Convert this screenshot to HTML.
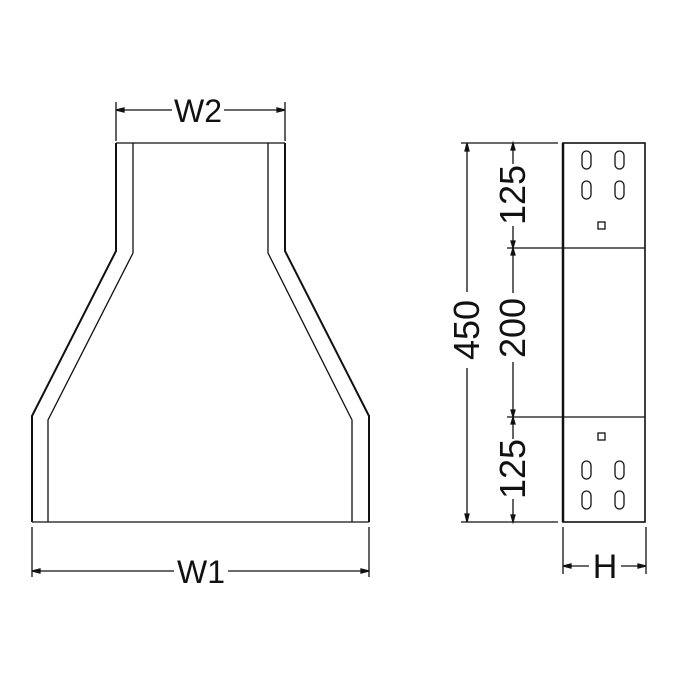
<!DOCTYPE html>
<html><head><style>body{margin:0;background:#fff}svg{display:block}</style></head><body>
<svg width="680" height="680" viewBox="0 0 680 680" xmlns="http://www.w3.org/2000/svg" font-family="Liberation Sans, sans-serif">
<g fill="none" stroke="#111" stroke-width="1.3">
<path d="M116 143 H285"/>
<path d="M116 143 V251 L32 416 V522" stroke-width="2"/>
<path d="M133 143 V253 L48 420 V522"/>
<path d="M285 143 V251 L369 416 V522" stroke-width="2"/>
<path d="M268 143 V253 L352 420 V522"/>
<path d="M32 522 H369"/>
<path d="M116 102 V141 M285 102 V141"/>
<path d="M116 110 H172 M224 110 H285"/>
<path d="M116 110 l8 -2 v4 z M285 110 l-8 -2 v4 z" fill="#111"/>
<path d="M32 527 V577 M369 527 V577"/>
<path d="M32 571 H174 M228 571 H369"/>
<path d="M32 571 l8 -2 v4 z M369 571 l-8 -2 v4 z" fill="#111"/>
<rect x="563" y="143" width="82" height="379" stroke-width="1.6"/>
<path d="M563 143 V522" stroke-width="2.5"/>
<path d="M507 248 H645 M507 417 H645"/>
<path d="M461 143 H558 M461 522 H558"/>
<path d="M467 143 V292 M467 368 V522"/>
<path d="M467 143 l-2 8 h4 z M467 522 l-2 -8 h4 z" fill="#111"/>
<path d="M513 143 V164 M513 226 V248 M513 248 V293 M513 362 V417 M513 417 V439 M513 499 V522"/>
<path d="M513 143 l-2 7 h4 z M513 248 l-2 -7 h4 z M513 248 l-2 7 h4 z M513 417 l-2 -7 h4 z M513 417 l-2 7 h4 z M513 522 l-2 -7 h4 z" fill="#111"/>
<rect x="582" y="151" width="9" height="18" rx="4.5"/><rect x="615" y="151" width="9" height="18" rx="4.5"/>
<rect x="582" y="181" width="9" height="18" rx="4.5"/><rect x="615" y="181" width="9" height="18" rx="4.5"/>
<rect x="598" y="222" width="7" height="7"/>
<rect x="598" y="433" width="7" height="7"/>
<rect x="582" y="461" width="9" height="18" rx="4.5"/><rect x="615" y="461" width="9" height="18" rx="4.5"/>
<rect x="582" y="491" width="9" height="18" rx="4.5"/><rect x="615" y="491" width="9" height="18" rx="4.5"/>
<path d="M563 527 V574 M646 527 V574"/>
<path d="M563 566 H589 M621 566 H646"/>
<path d="M563 566 l8 -2 v4 z M646 566 l-8 -2 v4 z" fill="#111"/>
</g>
<g fill="#111" font-size="32" text-anchor="middle">
<text x="198" y="122">W2</text>
<text x="201" y="583">W1</text>
<text x="605" y="578" font-size="34">H</text>
<g font-size="36">
<text transform="translate(479 330) rotate(-90)">450</text>
<text transform="translate(525 328) rotate(-90)">200</text>
<text transform="translate(525 195) rotate(-90)">125</text>
<text transform="translate(525 469) rotate(-90)">125</text>
</g>
</g>
</svg>
</body></html>
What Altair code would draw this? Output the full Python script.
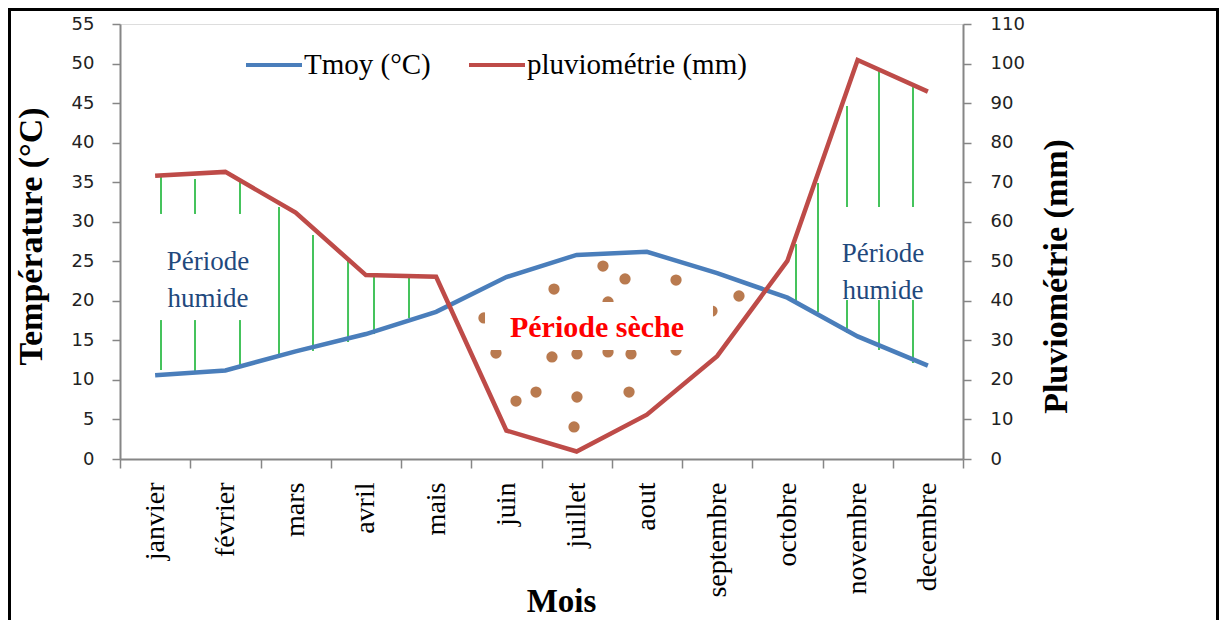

• [Set exercise]:
Your task is to retype all the entries exactly and leave out any pictures.

• [Exercise answer]:
Convert this screenshot to HTML.
<!DOCTYPE html>
<html><head><style>body{margin:0;background:#fff}svg{display:block}</style></head><body>
<svg width="680" height="680" viewBox="0 0 680 680" xmlns="http://www.w3.org/2000/svg" font-family="Liberation Sans, sans-serif">
<g fill="none" stroke="#111" stroke-width="1.3">
<path d="M116 143 H285"/>
<path d="M116 143 V251 L32 416 V522" stroke-width="2"/>
<path d="M133 143 V253 L48 420 V522"/>
<path d="M285 143 V251 L369 416 V522" stroke-width="2"/>
<path d="M268 143 V253 L352 420 V522"/>
<path d="M32 522 H369"/>
<path d="M116 102 V141 M285 102 V141"/>
<path d="M116 110 H172 M224 110 H285"/>
<path d="M116 110 l8 -2 v4 z M285 110 l-8 -2 v4 z" fill="#111"/>
<path d="M32 527 V577 M369 527 V577"/>
<path d="M32 571 H174 M228 571 H369"/>
<path d="M32 571 l8 -2 v4 z M369 571 l-8 -2 v4 z" fill="#111"/>
<rect x="563" y="143" width="82" height="379" stroke-width="1.6"/>
<path d="M563 143 V522" stroke-width="2.5"/>
<path d="M507 248 H645 M507 417 H645"/>
<path d="M461 143 H558 M461 522 H558"/>
<path d="M467 143 V292 M467 368 V522"/>
<path d="M467 143 l-2 8 h4 z M467 522 l-2 -8 h4 z" fill="#111"/>
<path d="M513 143 V164 M513 226 V248 M513 248 V293 M513 362 V417 M513 417 V439 M513 499 V522"/>
<path d="M513 143 l-2 7 h4 z M513 248 l-2 -7 h4 z M513 248 l-2 7 h4 z M513 417 l-2 -7 h4 z M513 417 l-2 7 h4 z M513 522 l-2 -7 h4 z" fill="#111"/>
<rect x="582" y="151" width="9" height="18" rx="4.5"/><rect x="615" y="151" width="9" height="18" rx="4.5"/>
<rect x="582" y="181" width="9" height="18" rx="4.5"/><rect x="615" y="181" width="9" height="18" rx="4.5"/>
<rect x="598" y="222" width="7" height="7"/>
<rect x="598" y="433" width="7" height="7"/>
<rect x="582" y="461" width="9" height="18" rx="4.5"/><rect x="615" y="461" width="9" height="18" rx="4.5"/>
<rect x="582" y="491" width="9" height="18" rx="4.5"/><rect x="615" y="491" width="9" height="18" rx="4.5"/>
<path d="M563 527 V574 M646 527 V574"/>
<path d="M563 566 H589 M621 566 H646"/>
<path d="M563 566 l8 -2 v4 z M646 566 l-8 -2 v4 z" fill="#111"/>
</g>
<g fill="#111" font-size="32" text-anchor="middle">
<text x="198" y="122">W2</text>
<text x="201" y="583">W1</text>
<text x="605" y="578" font-size="34">H</text>
<g font-size="36">
<text transform="translate(479 330) rotate(-90)">450</text>
<text transform="translate(525 328) rotate(-90)">200</text>
<text transform="translate(525 195) rotate(-90)">125</text>
<text transform="translate(525 469) rotate(-90)">125</text>
</g>
</g>
</svg>
</body></html>
What Altair code would draw this? Output the full Python script.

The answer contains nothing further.